Any one have any thoughts or ideas on this plant that I would like to include in my EFG?
A: Rip it up, compost it, and throw moldy hay over it.
B: Hot compost right on top of the plant.
Looks like it has a lot of uses. You can eat young shoots and leaves too. If you trim it, you have to pick up the trimmings, or they root.
I'm sure st. augustine and bermuda grass could be considered invasive too. Guess things just depend on perspective / the beholder.
Figure out what around you allows it to spread, and be sure to pick all of the fruit and pick up any trimmings, and looks like it will be alright.

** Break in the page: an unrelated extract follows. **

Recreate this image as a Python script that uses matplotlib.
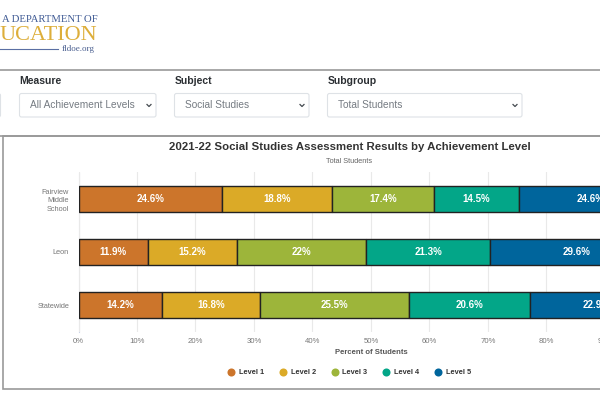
"""Achievement level chart from the FLDOE dashboard, with page header around it."""

import matplotlib
matplotlib.use("Agg")  # headless backend
import matplotlib.pyplot as plt
from matplotlib.patches import FancyBboxPatch, Rectangle
import numpy as np

plt.rcParams["font.family"] = ["Liberation Sans", "DejaVu Sans"]

schools = ["Fairview\nMiddle\nSchool", "Leon", "Statewide"]
levels = ["Level 1", "Level 2", "Level 3", "Level 4", "Level 5"]
level_1 = [24.6, 11.9, 14.2]
level_2 = [18.8, 15.2, 16.8]
level_3 = [17.4, 22.0, 25.5]
level_4 = [14.5, 21.3, 20.6]
level_5 = [24.6, 29.6, 22.9]
colors = ["#CC752B", "#DBAA27", "#9DB53A", "#03A688", "#00659C"]
x_ticks = [0, 10, 20, 30, 40, 50, 60, 70, 80, 90, 100]

filters = [
    ("Measure", "All Achievement Levels", 19.5, 156),
    ("Subject", "Social Studies", 174.5, 309),
    ("Subgroup", "Total Students", 327.5, 522),
]

W, H = 600, 400
fig = plt.figure(figsize=(W / 100, H / 100), dpi=100)

# page layer in pixel coords
page = fig.add_axes([0, 0, 1, 1])
page.set_xlim(0, W)
page.set_ylim(H, 0)
page.axis("off")

# logo
page.text(98, 19.5, "A DEPARTMENT OF", family="Liberation Serif", fontsize=7.7,
          color="#3F5A94", ha="right", va="center")
page.text(97, 35.5, "UCATION", family="Liberation Serif", fontsize=16,
          color="#DDAE3A", ha="right", va="center")
page.plot([0, 58], [49, 49], color="#5A6FA3", lw=0.8)
page.text(95, 49, "fldoe.org", family="Liberation Serif", fontsize=6.5,
          color="#4A5F90", ha="right", va="center")

# filter panel
page.plot([0, W], [70, 70], color="#999999", lw=1.2)
page.plot([0, W], [136, 136], color="#999999", lw=1.2)
page.add_patch(FancyBboxPatch((-20, 93.5), 20.5, 23.5, boxstyle="round,pad=0,rounding_size=2",
                              fc="white", ec="#DEE2E6", lw=0.8))
for label, value, x0, x1 in filters:
    page.text(x0, 80.5, label, fontsize=7.5, fontweight="bold", color="#2B2F33",
              ha="left", va="center")
    page.add_patch(FancyBboxPatch((x0, 93.5), x1 - x0, 23.5, boxstyle="round,pad=0,rounding_size=2",
                                  fc="white", ec="#DEE2E6", lw=0.8))
    page.text(x0 + 10.5, 105.3, value, fontsize=7.3, color="#757B82", ha="left", va="center")
    page.plot([x1 - 9, x1 - 7, x1 - 5], [104.5, 106.5, 104.5], color="#444A50", lw=0.9)

# chart frame
page.add_patch(Rectangle((3, 136), 700, 253, fc="white", ec="#999999", lw=1.2))
page.text(349.5, 147.5, "2021-22 Social Studies Assessment Results by Achievement Level",
          fontsize=8.2, fontweight="bold", color="#333333", ha="center", va="center")
page.text(349.5, 161.5, "Total Students", fontsize=5.3, color="#666666", ha="center", va="center")

# bars
ax = fig.add_axes([78.5 / W, 1 - 331.5 / H, 585 / W, 159 / H])
ax.patch.set_alpha(0)
series = [level_1, level_2, level_3, level_4, level_5]
y = np.arange(len(schools))
left = np.zeros(len(schools))
for name, vals, color in zip(levels, series, colors):
    bars = ax.barh(y, vals, left=left, height=0.5, color=color, edgecolor="#222222",
                   linewidth=1, label=name, zorder=3)
    for bar, val in zip(bars, vals):
        ax.text(bar.get_x() + bar.get_width() / 2, bar.get_y() + bar.get_height() / 2,
                f"{val:g}%", color="white", fontsize=7, fontweight="bold",
                ha="center", va="center", zorder=4)
    left += np.array(vals)

ax.set_xlim(0, 100)
ax.set_ylim(2.5, -0.5)
ax.set_xticks(x_ticks)
ax.set_xticklabels([f"{t}%" for t in x_ticks])
ax.set_yticks(y)
ax.set_yticklabels(schools, multialignment="right", linespacing=1.3)
ax.tick_params(axis="x", length=0, pad=5, labelsize=5.6, labelcolor="#777777")
ax.tick_params(axis="y", length=0, pad=6.8, labelsize=5.3, labelcolor="#777777")
ax.grid(axis="x", color="#E9E9E9", lw=0.8, zorder=0)
for side in ["top", "right", "bottom"]:
    ax.spines[side].set_visible(False)
ax.spines["left"].set_color("#CCD6EB")
ax.spines["left"].set_linewidth(0.8)
ax.spines["left"].set_zorder(1)
ax.set_xlabel("Percent of Students", fontsize=5.5, fontweight="bold", color="#555555",
              labelpad=0)
ax.xaxis.set_label_coords((371 - 78.5) / 585, -(352.7 - 331.5) / 159, transform=ax.transAxes)
ax.xaxis.label.set_va("center")

# legend, built by hand so it sits where the reference has it
legend_x = [231, 283, 334.5, 386, 438]
for name, color, lx in zip(levels, colors, legend_x):
    page.plot(lx, 372, "o", ms=5.8, color=color, mew=0)
    page.text(lx + 8, 372.2, name, fontsize=5.3, fontweight="bold", color="#333333",
              ha="left", va="center")

fig.savefig("out.png", dpi=100)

Seems better than english ivy and kudzu
Well, lots of great plants are listed as noxious weeds. Take purslane, for example. It has the most omega-3s of any green vegetable, is drought tolerant, self seeds, thrives in poor soil, and tastes great. It could become invasive in some situations, but 'miracle plant' is a better description than 'weed'. After all, "weeds are those poor plants whose uses have not yet been discovered".
i love purslane, i would also put the great dandelion in that same boat as well. such a powerhouse of a plant, wasted on a daily basis by gallons and gallons of poison.
When we take a species and put it into an environment where it has no natural controls it can go crazy.
Think wild hogs in Texas, Bighead Carp in the Mississippi, sea lampry in the Great Lakes, etc.